Black Forest Cake


Ingredients #

For the cake:

  • All purpose flour – 1 cup
  • Cocoa powder – ½ cup
  • Baking powder – 1½ tsp
  • Baking soda – 2 pinches
  • Salt – ¼ tsp
  • Egg whites – 4
  • Egg yolks – 4
  • Caster sugar – 150 g (¾ cup)
  • Vanilla extract – 2 tsp
  • Sunflower oil – ¾ cup

For the syrup:

  • Sugar – 6 tbsp
  • Water – 6 tbsp
  • Syrup from canned cherries (optional) – 2½ tbsp

For the whipped cream:

  • Whipping cream – 600 ml
  • Powdered sugar – ½ cup + 2 tbsp

For decoration:

  • Canned cherries

Recipe #

  1. Grease and line a 9” cake tin with parchment paper.
  2. Preheat oven to 180°C.
  3. In a mixing bowl, combine flour, baking powder, baking soda, cocoa powder, and salt.
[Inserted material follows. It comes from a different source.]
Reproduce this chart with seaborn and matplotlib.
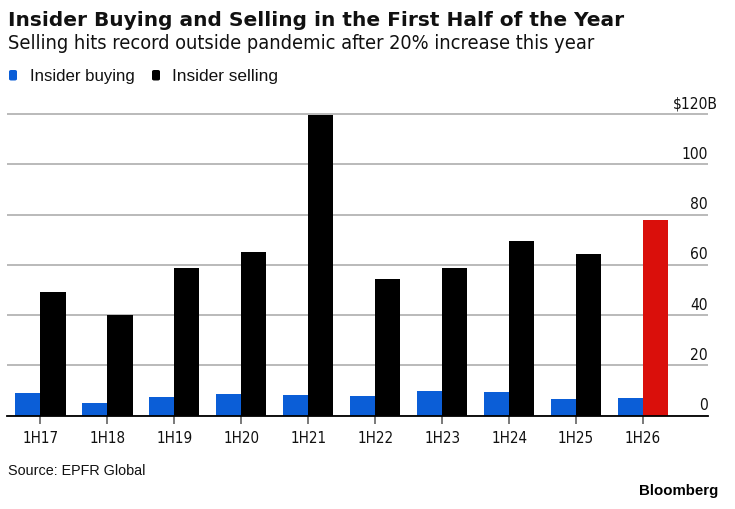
import matplotlib
matplotlib.use("Agg")
import matplotlib.pyplot as plt
import matplotlib.transforms as mtransforms
from matplotlib import font_manager as fm
from matplotlib.patches import FancyBboxPatch
import seaborn as sns
import pandas as pd

# ---- data ----
periods = ["1H17", "1H18", "1H19", "1H20", "1H21", "1H22", "1H23", "1H24", "1H25", "1H26"]
insider_buying = [9.1, 5.2, 7.4, 8.6, 8.1, 7.8, 9.9, 9.4, 6.6, 6.9]
insider_selling = [49.3, 40.2, 58.8, 65.3, 119.8, 54.4, 58.8, 69.6, 64.4, 77.9]
series_names = ["Insider buying", "Insider selling"]
highlight_period = "1H26"
y_ticks = [0, 20, 40, 60, 80, 100, 120]
y_tick_labels = ["0", "20", "40", "60", "80", "100", "$120B"]

title = "Insider Buying and Selling in the First Half of the Year"
subtitle = "Selling hits record outside pandemic after 20% increase this year"
source = "Source: EPFR Global"
brand = "Bloomberg"

df = pd.DataFrame({
    "period": periods * 2,
    "value": insider_buying + insider_selling,
    "series": [series_names[0]] * len(periods) + [series_names[1]] * len(periods),
})

BLUE = "#0b5ed7"
BLACK = "#000000"
RED = "#da0f0b"
GRID = "#b4b4b4"
TXT = "#111111"

sns.set_style("white")
plt.rcParams["font.family"] = ["DejaVu Sans"]


# ---- choose a regular-weight condensed face by file, if installed ----
def _w(v):
    if isinstance(v, (int, float)):
        return v
    return fm.weight_dict.get(str(v).lower(), 400)


cands = []
for f in fm.fontManager.ttflist:
    st = str(f.stretch).lower()
    nm = f.name.lower()
    fn = f.fname.lower()
    is_cond = ("condensed" in st and "semi" not in st and "extra" not in st) or \
              ("narrow" in nm) or ("condensed" in nm and "semi" not in nm and "extra" not in nm) or \
              (("-condensed" in fn or "narrow" in fn) and "semi" not in fn and "extra" not in fn)
    if not is_cond or f.style != "normal":
        continue
    w = _w(f.weight)
    if "bold" in fn or "black" in fn or "medium" in fn or "thin" in fn or "italic" in fn:
        if not ("regular" in fn and "bold" not in fn):
            w = max(w, 700) if "bold" in fn or "black" in fn else w
    cands.append((abs(w - 400), f.fname))
cands.sort()
if cands and cands[0][0] <= 100:
    COND = fm.FontProperties(fname=cands[0][1])
else:
    COND = fm.FontProperties(family=["Liberation Sans", "DejaVu Sans"])

W, H = 735, 510
fig = plt.figure(figsize=(W / 100, H / 100), dpi=100)
renderer = fig.canvas.get_renderer()


def fit(t, target_px):
    w = t.get_window_extent(renderer).width
    if w > 0:
        t.set_fontsize(t.get_fontsize() * target_px / w)


def cprop(size):
    p = COND.copy()
    p.set_size(size)
    return p


ax_left, ax_right = 7, 708
ax_bottom = 416.7
ymax = 120.5
px_per_unit = (416.7 - 115) / 120
ax_h = ymax * px_per_unit
ax = fig.add_axes([ax_left / W, 1 - ax_bottom / H, (ax_right - ax_left) / W, ax_h / H])

sns.barplot(data=df, x="period", y="value", hue="series", order=periods,
            hue_order=series_names, palette=[BLUE, BLACK], width=0.75,
            gap=0, dodge=True, saturation=1, ax=ax, legend=False, errorbar=None)

for p, lab in zip(ax.containers[1].patches, periods):
    p.set_edgecolor("none")
    if lab == highlight_period:
        p.set_facecolor(RED)
for p in ax.containers[0].patches:
    p.set_edgecolor("none")

ax.set_xlim(-0.5, 9.97)
ax.set_ylim(0, ymax)
ax.set_xlabel("")
ax.set_ylabel("")

ax.set_yticks(y_ticks)
ax.yaxis.grid(True, color=GRID, linewidth=1.3)
ax.xaxis.grid(False)
ax.set_axisbelow(True)

for s in ["top", "left", "right"]:
    ax.spines[s].set_visible(False)
ax.spines["bottom"].set_color("black")
ax.spines["bottom"].set_linewidth(1.3)
ax.spines["bottom"].set_zorder(5)

# tick font sizes from target widths (slightly enlarged toward the reference's taller glyphs)
probe = fig.text(0, 0, "1H17", fontproperties=cprop(12))
fit(probe, 31.5)
x_fs = probe.get_fontsize() * 1.15
probe.set_text("100")
probe.set_fontsize(12)
fit(probe, 23)
y_fs = probe.get_fontsize() * 1.15
probe.remove()

ax.set_xticks(range(len(periods)))
ax.set_xticklabels(periods)
ax.tick_params(axis="x", bottom=True, length=6, width=1.1, color="#555555",
               pad=4, labelcolor=TXT)
for t in ax.get_xticklabels():
    t.set_fontproperties(cprop(x_fs))

ax.yaxis.tick_right()
ax.set_yticklabels(y_tick_labels)
ax.tick_params(axis="y", right=False, left=False, length=0, pad=0, labelcolor=TXT)
for t, lab in zip(ax.get_yticklabels(), y_tick_labels):
    t.set_fontproperties(cprop(y_fs))
    t.set_horizontalalignment("right")
    dx = 10 / 100 if lab.startswith("$") else 0
    t.set_transform(t.get_transform() + mtransforms.ScaledTranslation(dx, 12.5 / 100, fig.dpi_scale_trans))

# titles
t_title = fig.text(8 / W, 1 - 26 / H, title, fontsize=14, fontweight="bold",
                   family=["DejaVu Sans"], va="baseline", ha="left", color=TXT)
fit(t_title, 616)
t_sub = fig.text(8 / W, 1 - 49 / H, subtitle, fontproperties=cprop(15),
                 va="baseline", ha="left", color=TXT)
fit(t_sub, 587)

# legend
leg_y = 76
items = [(9, 30, 105), (152, 172, 106)]
for (sx, tx, tw), name, col in zip(items, series_names, [BLUE, BLACK]):
    fig.patches.append(FancyBboxPatch((sx / W, 1 - 81.5 / H), 8 / W, 10.5 / H,
                                      boxstyle="round,pad=0,rounding_size=0.003",
                                      transform=fig.transFigure, facecolor=col,
                                      edgecolor="none"))
    lt = fig.text(tx / W, 1 - leg_y / H, name, fontsize=12.5,
                  family=["Liberation Sans", "DejaVu Sans"], va="center", ha="left", color=TXT)
    fit(lt, tw)

t_src = fig.text(8 / W, 1 - 471 / H, source, fontsize=11,
                 family=["Liberation Sans", "DejaVu Sans"], va="center", ha="left", color=TXT)
fit(t_src, 137)
t_brand = fig.text(718 / W, 1 - 491 / H, brand, fontsize=10.5, fontweight="bold",
                   family=["Liberation Sans", "DejaVu Sans"], va="center", ha="right", color="#000000")
fit(t_brand, 80)

fig.savefig("out.png", dpi=100)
Set aside.
  4. Beat egg whites until fluffy (using a stand mixer is recommended).
  5. When soft peaks form, gradually add the sugar. Beat until glossy.
  6. Add egg yolks and vanilla extract, and beat well.
  7. Gradually add oil and continue beating for 1–2 minutes.
  8. Gently fold in the dry ingredients using a spatula.
  9. Pour batter into the lined cake tin. Tap the tin to release air bubbles.
  10. Bake at 180°C for about 25 minutes. To check doneness, insert a fork; it should come out clean.
  11. Allow the cake to cool while preparing the syrup.
  12. For the syrup: combine sugar and water in a pan on medium heat. Boil until sugar dissolves (about 5 minutes). Set aside.
  13. Whip the cream with powdered sugar until stiff peaks form.
  14. Remove cake from tin and slice horizontally into two layers.
  15. Soak cake layers with the sugar syrup.
  16. Spread one-third of the whipped cream on the first layer.
  17. Place the second cake layer on top. Cover with remaining whipped cream.
  18. Decorate with canned cherries on top.

Serve and enjoy your delicious Black Forest Cake!